GIVEN PROBLEM — Word for word, print each line of the listing below; pictures stay out.

COLLECTED DATA —
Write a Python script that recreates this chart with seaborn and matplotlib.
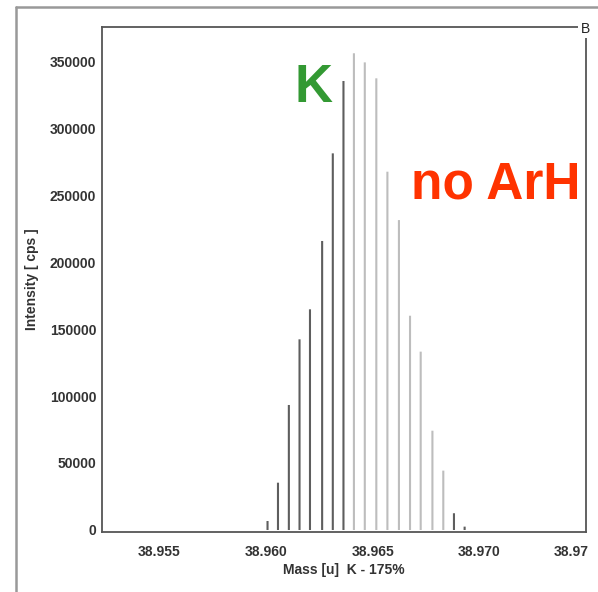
import matplotlib
matplotlib.use("Agg")
import matplotlib.pyplot as plt
import matplotlib.transforms as mtransforms
import pandas as pd
import seaborn as sns
from matplotlib.lines import Line2D

# peak positions (u) and intensities (cps)
mass = [38.96007, 38.96056, 38.96107, 38.96157, 38.96206, 38.96263, 38.96313,
        38.96363, 38.96412, 38.96463, 38.96517, 38.96569, 38.96623, 38.96675,
        38.96725, 38.96780, 38.96831, 38.96881, 38.96931]
intensity = [6700, 35300, 93300, 142300, 164700, 215700, 281100, 335100,
             355800, 349000, 337100, 267400, 231300, 159900, 133100, 74100,
             44300, 12500, 2500]
group = ["dark"] * 8 + ["light"] * 9 + ["dark"] * 2

x_ticks = [38.955, 38.960, 38.965, 38.970, 38.975]
x_ticklabels = ["38.955", "38.960", "38.965", "38.970", "38.97"]
y_ticks = [0, 50000, 100000, 150000, 200000, 250000, 300000, 350000]

df = pd.DataFrame({"mass": mass, "intensity": intensity, "group": group})

sns.set_style("white")
plt.rcParams["font.family"] = ["Liberation Sans Narrow", "Liberation Sans", "DejaVu Sans"]

fig = plt.figure(figsize=(5.98, 5.92), dpi=100)
ax = fig.add_axes([102 / 598, 1 - 532 / 592, 484 / 598, 505 / 592])

sns.barplot(data=df, x="mass", y="intensity", hue="group", native_scale=True,
            dodge=False, width=0.2, palette={"dark": "#5e5e5e", "light": "#bdbdbd"},
            linewidth=0, legend=False, ax=ax)
# keep every stick the same width instead of snapping to whole pixels
for p in ax.patches:
    p.set_snap(False)

ax.set_xlim(38.95231, 38.97498)
ax.set_ylim(-1500, 375400)
ax.set_xticks(x_ticks)
ax.set_xticklabels(x_ticklabels)
ax.set_yticks(y_ticks)
ax.set_yticklabels([str(v) for v in y_ticks])

for s in ax.spines.values():
    s.set_color("#555555")
    s.set_linewidth(1.3)

ax.tick_params(axis="x", direction="out", length=7, width=1.2, pad=2.5,
               colors="#555555", labelcolor="#333333", labelsize=10)
ax.tick_params(axis="y", direction="out", length=3.6, width=1.2, pad=0.5,
               colors="#555555", labelcolor="#333333", labelsize=10)
for lab in ax.get_xticklabels() + ax.get_yticklabels():
    lab.set_fontweight("bold")

# last x label is pulled inside the figure, as in the original
last = ax.get_xticklabels()[-1]
last.set_horizontalalignment("right")
last.set_transform(last.get_transform() +
                   mtransforms.ScaledTranslation(0.03, 0, fig.dpi_scale_trans))

ax.set_xlabel("Mass [u]  K - 175%", fontsize=10, fontweight="bold",
              color="#333333", labelpad=3)
ax.set_ylabel("Intensity [ cps ]", fontsize=10, fontweight="bold",
              color="#333333", labelpad=8)

fig.text(314 / 598, 1 - 88 / 592, "K", color="#339933", fontsize=38,
         fontweight="bold", family=["Liberation Sans", "DejaVu Sans"],
         ha="center", va="center")
fig.text(496 / 598, 1 - 185 / 592, "no ArH", color="#ff3300", fontsize=37,
         fontweight="bold", family=["Liberation Sans", "DejaVu Sans"],
         ha="center", va="center")
fig.text(585 / 598, 1 - 29 / 592, "B", color="#222222", fontsize=10,
         ha="center", va="center",
         bbox=dict(facecolor="white", edgecolor="none", pad=1.5))

# outer frame (left and top edges)
fig.add_artist(Line2D([16 / 598, 16 / 598], [0, 1 - 7 / 592],
                      transform=fig.transFigure, color="#999999", linewidth=1.8))
fig.add_artist(Line2D([16 / 598, 1], [1 - 7 / 592, 1 - 7 / 592],
                      transform=fig.transFigure, color="#999999", linewidth=1.8))

fig.savefig("out.png", dpi=100)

EXERCISE RESPONSE —
Write a Python script that recreates this chart with seaborn and matplotlib.
import matplotlib
matplotlib.use("Agg")
import matplotlib.pyplot as plt
import matplotlib.transforms as mtransforms
import pandas as pd
import seaborn as sns
from matplotlib.lines import Line2D

# peak positions (u) and intensities (cps)
mass = [38.96007, 38.96056, 38.96107, 38.96157, 38.96206, 38.96263, 38.96313,
        38.96363, 38.96412, 38.96463, 38.96517, 38.96569, 38.96623, 38.96675,
        38.96725, 38.96780, 38.96831, 38.96881, 38.96931]
intensity = [6700, 35300, 93300, 142300, 164700, 215700, 281100, 335100,
             355800, 349000, 337100, 267400, 231300, 159900, 133100, 74100,
             44300, 12500, 2500]
group = ["dark"] * 8 + ["light"] * 9 + ["dark"] * 2

x_ticks = [38.955, 38.960, 38.965, 38.970, 38.975]
x_ticklabels = ["38.955", "38.960", "38.965", "38.970", "38.97"]
y_ticks = [0, 50000, 100000, 150000, 200000, 250000, 300000, 350000]

df = pd.DataFrame({"mass": mass, "intensity": intensity, "group": group})

sns.set_style("white")
plt.rcParams["font.family"] = ["Liberation Sans Narrow", "Liberation Sans", "DejaVu Sans"]

fig = plt.figure(figsize=(5.98, 5.92), dpi=100)
ax = fig.add_axes([102 / 598, 1 - 532 / 592, 484 / 598, 505 / 592])

sns.barplot(data=df, x="mass", y="intensity", hue="group", native_scale=True,
            dodge=False, width=0.2, palette={"dark": "#5e5e5e", "light": "#bdbdbd"},
            linewidth=0, legend=False, ax=ax)
# keep every stick the same width instead of snapping to whole pixels
for p in ax.patches:
    p.set_snap(False)

ax.set_xlim(38.95231, 38.97498)
ax.set_ylim(-1500, 375400)
ax.set_xticks(x_ticks)
ax.set_xticklabels(x_ticklabels)
ax.set_yticks(y_ticks)
ax.set_yticklabels([str(v) for v in y_ticks])

for s in ax.spines.values():
    s.set_color("#555555")
    s.set_linewidth(1.3)

ax.tick_params(axis="x", direction="out", length=7, width=1.2, pad=2.5,
               colors="#555555", labelcolor="#333333", labelsize=10)
ax.tick_params(axis="y", direction="out", length=3.6, width=1.2, pad=0.5,
               colors="#555555", labelcolor="#333333", labelsize=10)
for lab in ax.get_xticklabels() + ax.get_yticklabels():
    lab.set_fontweight("bold")

# last x label is pulled inside the figure, as in the original
last = ax.get_xticklabels()[-1]
last.set_horizontalalignment("right")
last.set_transform(last.get_transform() +
                   mtransforms.ScaledTranslation(0.03, 0, fig.dpi_scale_trans))

ax.set_xlabel("Mass [u]  K - 175%", fontsize=10, fontweight="bold",
              color="#333333", labelpad=3)
ax.set_ylabel("Intensity [ cps ]", fontsize=10, fontweight="bold",
              color="#333333", labelpad=8)

fig.text(314 / 598, 1 - 88 / 592, "K", color="#339933", fontsize=38,
         fontweight="bold", family=["Liberation Sans", "DejaVu Sans"],
         ha="center", va="center")
fig.text(496 / 598, 1 - 185 / 592, "no ArH", color="#ff3300", fontsize=37,
         fontweight="bold", family=["Liberation Sans", "DejaVu Sans"],
         ha="center", va="center")
fig.text(585 / 598, 1 - 29 / 592, "B", color="#222222", fontsize=10,
         ha="center", va="center",
         bbox=dict(facecolor="white", edgecolor="none", pad=1.5))

# outer frame (left and top edges)
fig.add_artist(Line2D([16 / 598, 16 / 598], [0, 1 - 7 / 592],
                      transform=fig.transFigure, color="#999999", linewidth=1.8))
fig.add_artist(Line2D([16 / 598, 1], [1 - 7 / 592, 1 - 7 / 592],
                      transform=fig.transFigure, color="#999999", linewidth=1.8))

fig.savefig("out.png", dpi=100)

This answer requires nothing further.